Todo pai ganha, na maternidade, um título de doutor honoris causa. Infelizmente nosso saber não é remunerado —mas o saber do acadêmico brasileiro tampouco é remunerado, então estamos na mesma.
Talvez um pai professor, habituado a saber de coisas, não ache a mesma graça em chegar em casa e se deparar com alguém lhe fazendo perguntas o tempo todo. Agora um pai notoriamente néscio, como eu, fica eufórico quando, pela primeira vez na vida, está sendo depositário de alguma confiança.
Não vou dizer que a vida do acadêmico sem diploma é fácil. Também temos que defender nossas teses em frente a uma banca, e duvido que haja uma banca mais exigente, ou pelo menos mais insistente, do que a composta por uma criança de quatro anos.
Todo dia minha filha me faz acreditar que sei de tudo, pra logo em seguida me fazer perceber que não mereço o título que ela me outorga. E ainda assim insiste em continuar confiando na minha sabedoria, e aí reside toda a beleza do amor filial: ele resiste à realidade dos fatos. Não há pai, por mais burro que seja, que não passe por onisciente ao longo de, pelo menos, uma década. E daí a tragédia, imagino, do pai de adolescente: um belo dia seu filho descobre que você forjou o diploma.
Por aqui, permaneço o guardião da verdade. Ontem mesmo, minha filha me perguntou: "Pai, dragão existe?". Taí uma pergunta fácil, penso. Essa eu sei: "Não!", respondo, de bate pronto. Mas ela emenda com uma dúvida irrespondível: "Por quê?".
Se já seria difícil explicar por que é que algo existe, me vejo diante do impossível: explicar a razão pra inexistência de algo. "Algumas coisas existem, filha. E outras, não." Mas ela insiste: "Por quê?".
Nessas horas queria acreditar em Deus.

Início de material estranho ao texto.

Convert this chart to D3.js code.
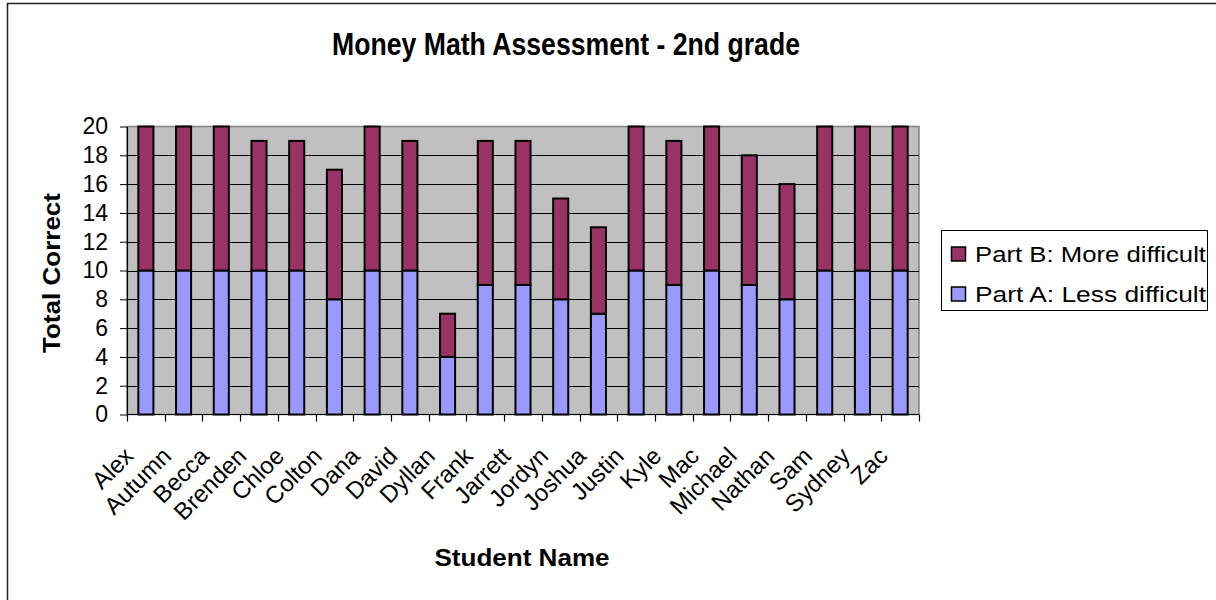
<!DOCTYPE html>
<html><head><meta charset="utf-8">
<script src="https://cdn.jsdelivr.net/npm/d3@7"></script>
<style>html,body{margin:0;padding:0;background:#fff;}svg{display:block;font-family:Arial,"Liberation Sans",sans-serif;}</style>
</head><body>
<svg id="chart" width="1216" height="600"></svg>
<script>
const students = ["Alex","Autumn","Becca","Brenden","Chloe","Colton","Dana","David","Dyllan","Frank","Jarrett","Jordyn","Joshua","Justin","Kyle","Mac","Michael","Nathan","Sam","Sydney","Zac"];
const partA = [10,10,10,10,10,8,10,10,4,9,9,8,7,10,9,10,9,8,10,10,10];
const partB = [10,10,10,9,9,9,10,9,3,10,10,7,6,10,10,10,9,8,10,10,10];
const yTicks = [0,2,4,6,8,10,12,14,16,18,20];
const seriesNames = ["Part A: Less difficult","Part B: More difficult"];
const colors = ["#9999FF","#993366"];

const svg = d3.select("#chart");
// outer chart border
svg.append("rect").attr("x",7.5).attr("y",3.5).attr("width",1300).attr("height",700)
  .attr("fill","#fff").attr("stroke","#222").attr("stroke-width",1.5);

const L=127, R=919, T=126.5, B=414.5;
const x = d3.scaleBand().domain(students).range([L,R]).paddingInner(0.6).paddingOuter(0.3);
const xEdges = d3.scaleBand().domain(students).range([L,R]).padding(0);
const y = d3.scaleLinear().domain([0,20]).range([B,T]);

// plot area
svg.append("rect").attr("x",L).attr("y",T).attr("width",R-L).attr("height",B-T)
  .attr("fill","#C0C0C0").attr("stroke","#808080").attr("stroke-width",1.5);
// gridlines
svg.append("g").selectAll("line").data(yTicks.filter(d=>d>0&&d<20)).join("line")
  .attr("x1",L).attr("x2",R).attr("y1",d=>Math.round(y(d))+0.5).attr("y2",d=>Math.round(y(d))+0.5)
  .attr("stroke","#000").attr("stroke-width",1);

// stacked bars
const stackData = students.map((s,i)=>({name:s,a:partA[i],b:partB[i]}));
const stack = d3.stack().keys(["a","b"])(stackData);
svg.append("g").selectAll("g").data(stack).join("g").attr("fill",(d,i)=>colors[i])
  .selectAll("rect").data(d=>d).join("rect")
  .attr("x",d=>x(d.data.name)).attr("width",x.bandwidth())
  .attr("y",d=>y(d[1])).attr("height",d=>y(d[0])-y(d[1]))
  .attr("stroke","#000").attr("stroke-width",2);

// y axis
const yAxis = svg.append("g").attr("transform",`translate(${L},0)`)
  .call(d3.axisLeft(y).tickValues(yTicks).tickSize(7).tickPadding(12).tickSizeOuter(0));
yAxis.select(".domain").attr("stroke","#000").attr("stroke-width",1.2);
yAxis.selectAll(".tick line").attr("stroke","#000");
yAxis.selectAll("text").attr("font-size",23).attr("font-family","Arial, 'Liberation Sans', sans-serif").attr("fill","#000");

// x axis line + ticks at category boundaries
svg.append("line").attr("x1",L).attr("x2",R).attr("y1",B).attr("y2",B).attr("stroke","#000").attr("stroke-width",1.2);
const edges = students.map(s=>xEdges(s)).concat([R]);
svg.append("g").selectAll("line").data(edges).join("line")
  .attr("x1",d=>Math.round(d)+0.5).attr("x2",d=>Math.round(d)+0.5).attr("y1",B).attr("y2",B+7)
  .attr("stroke","#000").attr("stroke-width",1.2);

// category labels
svg.append("g").selectAll("text").data(students).join("text")
  .attr("transform",d=>`translate(${x(d)+x.bandwidth()/2-11},${B+43}) rotate(-45)`)
  .attr("text-anchor","end").attr("font-size",24).attr("fill","#000").text(d=>d);

// title
svg.append("text").attr("x",566).attr("y",55).attr("text-anchor","middle")
  .attr("font-size",31).attr("font-weight","bold").attr("textLength",468).attr("lengthAdjust","spacingAndGlyphs")
  .text("Money Math Assessment - 2nd grade");
// axis titles
svg.append("text").attr("x",522).attr("y",566).attr("text-anchor","middle")
  .attr("font-size",24).attr("font-weight","bold").attr("textLength",175).attr("lengthAdjust","spacingAndGlyphs")
  .text("Student Name");
svg.append("text").attr("transform","translate(60,273) rotate(-90)").attr("text-anchor","middle")
  .attr("font-size",24).attr("font-weight","bold").attr("textLength",160).attr("lengthAdjust","spacingAndGlyphs")
  .text("Total Correct");

// legend
const lg = svg.append("g");
lg.append("rect").attr("x",941.5).attr("y",230.5).attr("width",266).attr("height",80)
  .attr("fill","#fff").attr("stroke","#000").attr("stroke-width",1);
const legendItems = [{n:seriesNames[1],c:colors[1],yy:254},{n:seriesNames[0],c:colors[0],yy:294}];
legendItems.forEach(it=>{
  lg.append("rect").attr("x",951.5).attr("y",it.yy-7).attr("width",14).attr("height",14)
    .attr("fill",it.c).attr("stroke","#000").attr("stroke-width",1.5);
  lg.append("text").attr("x",975).attr("y",it.yy+7.5).attr("font-size",22).attr("fill","#000")
    .attr("textLength",231).attr("lengthAdjust","spacingAndGlyphs").text(it.n);
});
</script>
</body></html>
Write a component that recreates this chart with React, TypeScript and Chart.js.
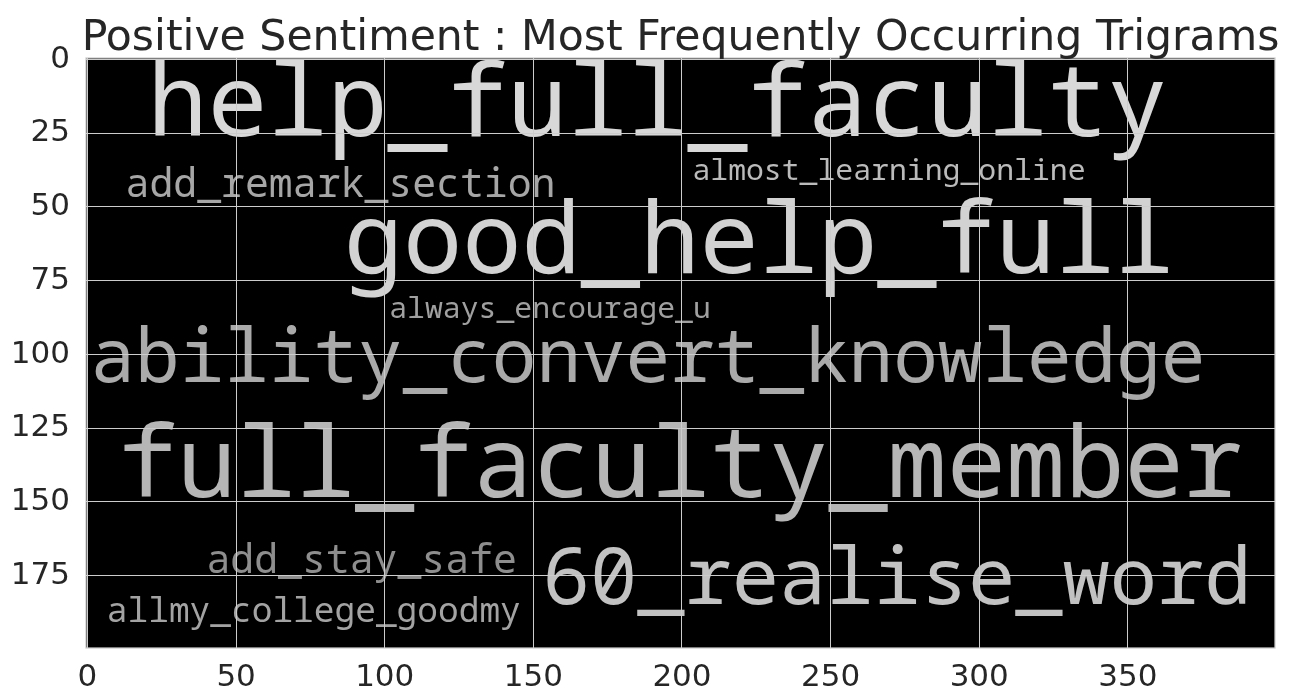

Diria: "porque Deus quis". E mesmo que ela continuasse perguntando: "e por que ele quis?", eu poderia dizer: "pergunta pra Ele". E se ela dissesse: "Mas Ele não responde", eu retrucaria: "Mas aí já não é mais comigo". Aposto que Deus foi inventado por um pai querendo terceirizar o problema.
A pior pergunta de todas veio quando minha filha tinha só dois anos de idade. "Pai, existe alguém no mundo mais alto que você?". Não sabia o que dizer —não por que não soubesse a resposta, mas porque não queria que ela descobrisse. Tive que ser sincero. "Sim, filha, existem algumas pessoas que têm mais de 1,69. Infelizmente." Assisti a brotar no seu semblante a primeira pitada de adolescência.